— begin —
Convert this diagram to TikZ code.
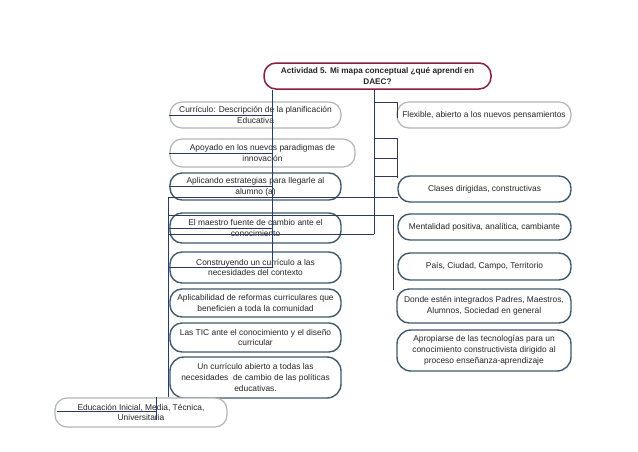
\documentclass[tikz,border=0pt]{standalone}
\usepackage{fontspec}
\setmainfont{Liberation Sans}
\definecolor{darkb}{HTML}{405A6E}
\definecolor{grayb}{HTML}{B4B4B4}
\definecolor{linec}{HTML}{2E3A5C}
\definecolor{titleb}{HTML}{8C1D40}
\definecolor{txt}{HTML}{262626}
\tikzset{
 box/.style={draw, fill=white, rounded corners=12pt, align=center, inner sep=0pt,
   font=\fontsize{8.4}{10.8}\selectfont, text=txt, line width=1.4pt},
 darkbox/.style={box, draw=darkb},
 graybox/.style={box, draw=grayb, line width=1.2pt},
 titlebox/.style={box, draw=titleb, line width=1.5pt, font=\bfseries\fontsize{8.2}{11}\selectfont},
 conn/.style={draw=linec, line width=0.6pt},
}
\begin{document}
\begin{tikzpicture}[x=1pt,y=-1pt]
\useasboundingbox[fill=white] (0,0) rectangle (638,451);
% title
\node[titlebox, minimum width=227pt, minimum height=26pt] (title) at (377.5,76)
  {Actividad 5. Mi mapa conceptual ¿qué aprendí en\\DAEC?};
% left column
\node[graybox, minimum width=171pt, minimum height=26pt] (cur) at (255.5,115)
  {Currículo: Descripción de la planificación\\Educativa};
\node[graybox, minimum width=185pt, minimum height=28pt] (apo) at (262.5,153)
  {Apoyado en los nuevos paradigmas de\\innovación};
\node[darkbox, minimum width=171pt, minimum height=27pt] (apl) at (255.5,186.5)
  {Aplicando estrategias para llegarle al\\alumno (a)};
\node[darkbox, minimum width=171pt, minimum height=30pt] (mae) at (255.5,228)
  {El maestro fuente de cambio ante el\\conocimiento};
\node[darkbox, minimum width=171pt, minimum height=31pt] (con) at (255.5,267.5)
  {Construyendo un currículo a las\\necesidades del contexto};
\node[darkbox, minimum width=171pt, minimum height=28pt] (apb) at (255.5,303)
  {Aplicabilidad de reformas curriculares que\\beneficien a toda la comunidad};
\node[darkbox, minimum width=171pt, minimum height=29pt] (tic) at (255.5,337.5)
  {Las TIC ante el conocimiento y el diseño\\curricular};
\node[darkbox, minimum width=171pt, minimum height=41pt, rounded corners=14pt] (unc) at (255.5,377.5)
  {Un currículo abierto a todas las\\necesidades~ de cambio de las políticas\\educativas.};
\node[graybox, minimum width=172pt, minimum height=29pt] (edu) at (141,412.5)
  {Educación Inicial, Media, Técnica,\\Universitaria};
% right column
\node[graybox, minimum width=174pt, minimum height=26pt] (fle) at (484,115)
  {Flexible, abierto a los nuevos pensamientos};
\node[darkbox, minimum width=173pt, minimum height=26pt] (cla) at (484.5,189)
  {Clases dirigidas, constructivas};
\node[darkbox, minimum width=173pt, minimum height=26pt] (men) at (484.5,227)
  {Mentalidad positiva, analítica, cambiante};
\node[darkbox, minimum width=173pt, minimum height=27pt] (pai) at (484.5,266.5)
  {País, Ciudad, Campo, Territorio};
\node[darkbox, minimum width=174pt, minimum height=34pt] (don) at (484,306)
  {Donde estén integrados Padres, Maestros,\\Alumnos, Sociedad en general};
\node[darkbox, minimum width=174pt, minimum height=41pt, rounded corners=14pt] (apr) at (484,350.5)
  {Apropiarse de las tecnologías para un\\conocimiento constructivista dirigido al\\proceso enseñanza-aprendizaje};
% connector columns
\coordinate (xA) at (272,0);
\coordinate (xB) at (374,0);
\coordinate (xC) at (397,0);
\coordinate (xD) at (393,0);
\coordinate (xE) at (168,0);
\coordinate (xF) at (156,0);
% trunk A and left branches
\draw[conn] (title.south -| xA) -- (con.west -| xA);
\foreach \n in {cur,apo,apl,mae,con} \draw[conn] (\n.west) -- (\n.west -| xA);
% trunk B
\coordinate (bEnd) at (374,234);
\draw[conn] (title.south -| xB) -- (bEnd);
\coordinate (f1) at (374,102); \coordinate (f2) at (397,102); \coordinate (f3) at (397,118);
\draw[conn] (f1) -- (f2) -- (f3);
\coordinate (g1) at (374,138); \coordinate (g2) at (397,138); \coordinate (g3) at (397,178);
\draw[conn] (g1) -- (g2) -- (g3);
\coordinate (h1) at (374,158); \coordinate (h2) at (397,158);
\draw[conn] (h1) -- (h2);
\coordinate (k1) at (374,176); \coordinate (k2) at (397,176);
\draw[conn] (k1) -- (k2);
% cross lines
\coordinate (m1) at (168,197); \coordinate (m2) at (398,197);
\draw[conn] (m1) -- (m2);
\coordinate (n1) at (168,215); \coordinate (n2) at (393,215); \coordinate (n3) at (393,290);
\draw[conn] (n1) -- (n2) -- (n3);
\coordinate (p1) at (168,234);
\draw[conn] (p1) -- (bEnd);
\draw[conn] (m1) -- (edu.north -| xE);
% bottom box marks
\coordinate (q2) at (156,420); \coordinate (r1) at (57,411); \coordinate (r2) at (156,411);
\draw[conn] (edu.north -| xF) -- (q2);
\draw[conn] (r1) -- (r2);
\end{tikzpicture}
\end{document}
— end —
What the task requires:
Leave every image out, and retype the material exactly.

The response:
Convert this diagram to TikZ code.
\documentclass[tikz,border=0pt]{standalone}
\usepackage{fontspec}
\setmainfont{Liberation Sans}
\definecolor{darkb}{HTML}{405A6E}
\definecolor{grayb}{HTML}{B4B4B4}
\definecolor{linec}{HTML}{2E3A5C}
\definecolor{titleb}{HTML}{8C1D40}
\definecolor{txt}{HTML}{262626}
\tikzset{
 box/.style={draw, fill=white, rounded corners=12pt, align=center, inner sep=0pt,
   font=\fontsize{8.4}{10.8}\selectfont, text=txt, line width=1.4pt},
 darkbox/.style={box, draw=darkb},
 graybox/.style={box, draw=grayb, line width=1.2pt},
 titlebox/.style={box, draw=titleb, line width=1.5pt, font=\bfseries\fontsize{8.2}{11}\selectfont},
 conn/.style={draw=linec, line width=0.6pt},
}
\begin{document}
\begin{tikzpicture}[x=1pt,y=-1pt]
\useasboundingbox[fill=white] (0,0) rectangle (638,451);
% title
\node[titlebox, minimum width=227pt, minimum height=26pt] (title) at (377.5,76)
  {Actividad 5. Mi mapa conceptual ¿qué aprendí en\\DAEC?};
% left column
\node[graybox, minimum width=171pt, minimum height=26pt] (cur) at (255.5,115)
  {Currículo: Descripción de la planificación\\Educativa};
\node[graybox, minimum width=185pt, minimum height=28pt] (apo) at (262.5,153)
  {Apoyado en los nuevos paradigmas de\\innovación};
\node[darkbox, minimum width=171pt, minimum height=27pt] (apl) at (255.5,186.5)
  {Aplicando estrategias para llegarle al\\alumno (a)};
\node[darkbox, minimum width=171pt, minimum height=30pt] (mae) at (255.5,228)
  {El maestro fuente de cambio ante el\\conocimiento};
\node[darkbox, minimum width=171pt, minimum height=31pt] (con) at (255.5,267.5)
  {Construyendo un currículo a las\\necesidades del contexto};
\node[darkbox, minimum width=171pt, minimum height=28pt] (apb) at (255.5,303)
  {Aplicabilidad de reformas curriculares que\\beneficien a toda la comunidad};
\node[darkbox, minimum width=171pt, minimum height=29pt] (tic) at (255.5,337.5)
  {Las TIC ante el conocimiento y el diseño\\curricular};
\node[darkbox, minimum width=171pt, minimum height=41pt, rounded corners=14pt] (unc) at (255.5,377.5)
  {Un currículo abierto a todas las\\necesidades~ de cambio de las políticas\\educativas.};
\node[graybox, minimum width=172pt, minimum height=29pt] (edu) at (141,412.5)
  {Educación Inicial, Media, Técnica,\\Universitaria};
% right column
\node[graybox, minimum width=174pt, minimum height=26pt] (fle) at (484,115)
  {Flexible, abierto a los nuevos pensamientos};
\node[darkbox, minimum width=173pt, minimum height=26pt] (cla) at (484.5,189)
  {Clases dirigidas, constructivas};
\node[darkbox, minimum width=173pt, minimum height=26pt] (men) at (484.5,227)
  {Mentalidad positiva, analítica, cambiante};
\node[darkbox, minimum width=173pt, minimum height=27pt] (pai) at (484.5,266.5)
  {País, Ciudad, Campo, Territorio};
\node[darkbox, minimum width=174pt, minimum height=34pt] (don) at (484,306)
  {Donde estén integrados Padres, Maestros,\\Alumnos, Sociedad en general};
\node[darkbox, minimum width=174pt, minimum height=41pt, rounded corners=14pt] (apr) at (484,350.5)
  {Apropiarse de las tecnologías para un\\conocimiento constructivista dirigido al\\proceso enseñanza-aprendizaje};
% connector columns
\coordinate (xA) at (272,0);
\coordinate (xB) at (374,0);
\coordinate (xC) at (397,0);
\coordinate (xD) at (393,0);
\coordinate (xE) at (168,0);
\coordinate (xF) at (156,0);
% trunk A and left branches
\draw[conn] (title.south -| xA) -- (con.west -| xA);
\foreach \n in {cur,apo,apl,mae,con} \draw[conn] (\n.west) -- (\n.west -| xA);
% trunk B
\coordinate (bEnd) at (374,234);
\draw[conn] (title.south -| xB) -- (bEnd);
\coordinate (f1) at (374,102); \coordinate (f2) at (397,102); \coordinate (f3) at (397,118);
\draw[conn] (f1) -- (f2) -- (f3);
\coordinate (g1) at (374,138); \coordinate (g2) at (397,138); \coordinate (g3) at (397,178);
\draw[conn] (g1) -- (g2) -- (g3);
\coordinate (h1) at (374,158); \coordinate (h2) at (397,158);
\draw[conn] (h1) -- (h2);
\coordinate (k1) at (374,176); \coordinate (k2) at (397,176);
\draw[conn] (k1) -- (k2);
% cross lines
\coordinate (m1) at (168,197); \coordinate (m2) at (398,197);
\draw[conn] (m1) -- (m2);
\coordinate (n1) at (168,215); \coordinate (n2) at (393,215); \coordinate (n3) at (393,290);
\draw[conn] (n1) -- (n2) -- (n3);
\coordinate (p1) at (168,234);
\draw[conn] (p1) -- (bEnd);
\draw[conn] (m1) -- (edu.north -| xE);
% bottom box marks
\coordinate (q2) at (156,420); \coordinate (r1) at (57,411); \coordinate (r2) at (156,411);
\draw[conn] (edu.north -| xF) -- (q2);
\draw[conn] (r1) -- (r2);
\end{tikzpicture}
\end{document}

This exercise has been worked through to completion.